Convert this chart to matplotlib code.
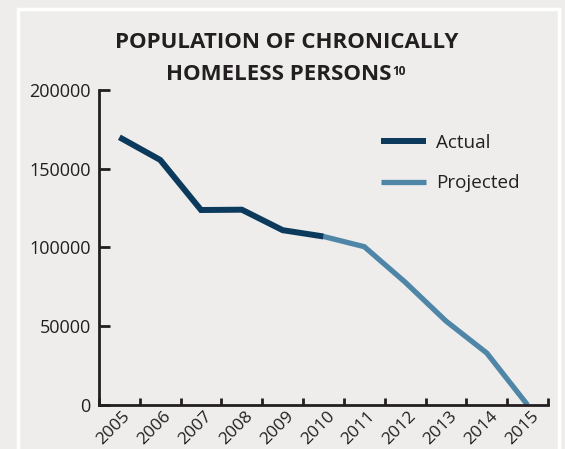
import matplotlib
matplotlib.use('Agg')
import matplotlib.pyplot as plt
import matplotlib.transforms as mtransforms
from matplotlib.patches import Rectangle

years = ['2005', '2006', '2007', '2008', '2009', '2010',
         '2011', '2012', '2013', '2014', '2015']
actual = [170000, 155600, 123800, 124000, 111000, 107000]
projected = [107000, 100500, 78000, 53300, 33000, 0]

dark = '#0b3a5c'
light = '#4f86a7'
ink = '#231f20'
bg = '#eeedeb'

plt.rcParams['font.family'] = ['Open Sans', 'DejaVu Sans']

fig = plt.figure(figsize=(5.65, 4.49), dpi=100, facecolor=bg)
ax = fig.add_axes([99 / 565, 1 - 405 / 449, 449 / 565, 315 / 449])
ax.set_facecolor(bg)

# white frame around the panel
fig.patches.append(Rectangle((18 / 565, -0.05), 541 / 565, 1.05 - 9 / 449,
                             transform=fig.transFigure, fill=False,
                             edgecolor='white', linewidth=2.5))

x_act = list(range(len(actual)))
x_proj = list(range(len(actual) - 1, len(years)))
ax.plot(x_act, actual, color=dark, lw=4.3, solid_capstyle='butt',
        solid_joinstyle='miter', label='Actual', zorder=3)
ax.plot(x_proj, projected, color=light, lw=3.8, solid_capstyle='butt',
        solid_joinstyle='miter', label='Projected', zorder=2)

ax.set_xlim(-0.5, len(years) - 0.5)
ax.set_ylim(0, 200000)
for s in ['top', 'right']:
    ax.spines[s].set_visible(False)
for s in ['left', 'bottom']:
    ax.spines[s].set_linewidth(2)
    ax.spines[s].set_color(ink)

ax.set_yticks([0, 50000, 100000, 150000, 200000])
ax.tick_params(axis='y', direction='in', length=8, width=2, color=ink,
               labelsize=13, labelcolor=ink, pad=6)

ax.set_xticks(range(len(years)))
ax.set_xticklabels(years, rotation=45, ha='right', rotation_mode='anchor')
ax.set_xticks([i - 0.5 for i in range(len(years) + 1)], minor=True)
ax.tick_params(axis='x', which='major', length=0, labelsize=12.5,
               labelcolor=ink, pad=2.5)
ax.tick_params(axis='x', which='minor', direction='in', length=5, width=2,
               color=ink)
shift = mtransforms.ScaledTranslation(3 / 100, 0, fig.dpi_scale_trans)
for lab in ax.get_xticklabels():
    lab.set_transform(lab.get_transform() + shift)

ax.legend(loc='upper left', bbox_to_anchor=(0.59, 0.915), frameon=False,
          fontsize=13.6, handlelength=2.4, handletextpad=0.5,
          labelspacing=1.2, labelcolor=ink)

fig.text(287 / 565, 1 - 42 / 449, 'POPULATION OF CHRONICALLY', ha='center',
         va='center', fontsize=16, fontweight='bold', color=ink)
t2 = fig.text(279 / 565, 1 - 74.5 / 449, 'HOMELESS PERSONS', ha='center',
              va='center', fontsize=16, fontweight='bold', color=ink)
fig.canvas.draw()
bb = t2.get_window_extent()
fig.text((bb.x1 + 0.5) / 565, (bb.y1 - 1) / 449, '10', ha='left', va='top',
         fontsize=8.5, fontweight='bold', color=ink)

fig.savefig('out.png', dpi=100, facecolor=bg)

_Set problem_:
Transcribe the material exactly, leaving every picture out.

_Expected answer_:
Convert this chart to matplotlib code.
import matplotlib
matplotlib.use('Agg')
import matplotlib.pyplot as plt
import matplotlib.transforms as mtransforms
from matplotlib.patches import Rectangle

years = ['2005', '2006', '2007', '2008', '2009', '2010',
         '2011', '2012', '2013', '2014', '2015']
actual = [170000, 155600, 123800, 124000, 111000, 107000]
projected = [107000, 100500, 78000, 53300, 33000, 0]

dark = '#0b3a5c'
light = '#4f86a7'
ink = '#231f20'
bg = '#eeedeb'

plt.rcParams['font.family'] = ['Open Sans', 'DejaVu Sans']

fig = plt.figure(figsize=(5.65, 4.49), dpi=100, facecolor=bg)
ax = fig.add_axes([99 / 565, 1 - 405 / 449, 449 / 565, 315 / 449])
ax.set_facecolor(bg)

# white frame around the panel
fig.patches.append(Rectangle((18 / 565, -0.05), 541 / 565, 1.05 - 9 / 449,
                             transform=fig.transFigure, fill=False,
                             edgecolor='white', linewidth=2.5))

x_act = list(range(len(actual)))
x_proj = list(range(len(actual) - 1, len(years)))
ax.plot(x_act, actual, color=dark, lw=4.3, solid_capstyle='butt',
        solid_joinstyle='miter', label='Actual', zorder=3)
ax.plot(x_proj, projected, color=light, lw=3.8, solid_capstyle='butt',
        solid_joinstyle='miter', label='Projected', zorder=2)

ax.set_xlim(-0.5, len(years) - 0.5)
ax.set_ylim(0, 200000)
for s in ['top', 'right']:
    ax.spines[s].set_visible(False)
for s in ['left', 'bottom']:
    ax.spines[s].set_linewidth(2)
    ax.spines[s].set_color(ink)

ax.set_yticks([0, 50000, 100000, 150000, 200000])
ax.tick_params(axis='y', direction='in', length=8, width=2, color=ink,
               labelsize=13, labelcolor=ink, pad=6)

ax.set_xticks(range(len(years)))
ax.set_xticklabels(years, rotation=45, ha='right', rotation_mode='anchor')
ax.set_xticks([i - 0.5 for i in range(len(years) + 1)], minor=True)
ax.tick_params(axis='x', which='major', length=0, labelsize=12.5,
               labelcolor=ink, pad=2.5)
ax.tick_params(axis='x', which='minor', direction='in', length=5, width=2,
               color=ink)
shift = mtransforms.ScaledTranslation(3 / 100, 0, fig.dpi_scale_trans)
for lab in ax.get_xticklabels():
    lab.set_transform(lab.get_transform() + shift)

ax.legend(loc='upper left', bbox_to_anchor=(0.59, 0.915), frameon=False,
          fontsize=13.6, handlelength=2.4, handletextpad=0.5,
          labelspacing=1.2, labelcolor=ink)

fig.text(287 / 565, 1 - 42 / 449, 'POPULATION OF CHRONICALLY', ha='center',
         va='center', fontsize=16, fontweight='bold', color=ink)
t2 = fig.text(279 / 565, 1 - 74.5 / 449, 'HOMELESS PERSONS', ha='center',
              va='center', fontsize=16, fontweight='bold', color=ink)
fig.canvas.draw()
bb = t2.get_window_extent()
fig.text((bb.x1 + 0.5) / 565, (bb.y1 - 1) / 449, '10', ha='left', va='top',
         fontsize=8.5, fontweight='bold', color=ink)

fig.savefig('out.png', dpi=100, facecolor=bg)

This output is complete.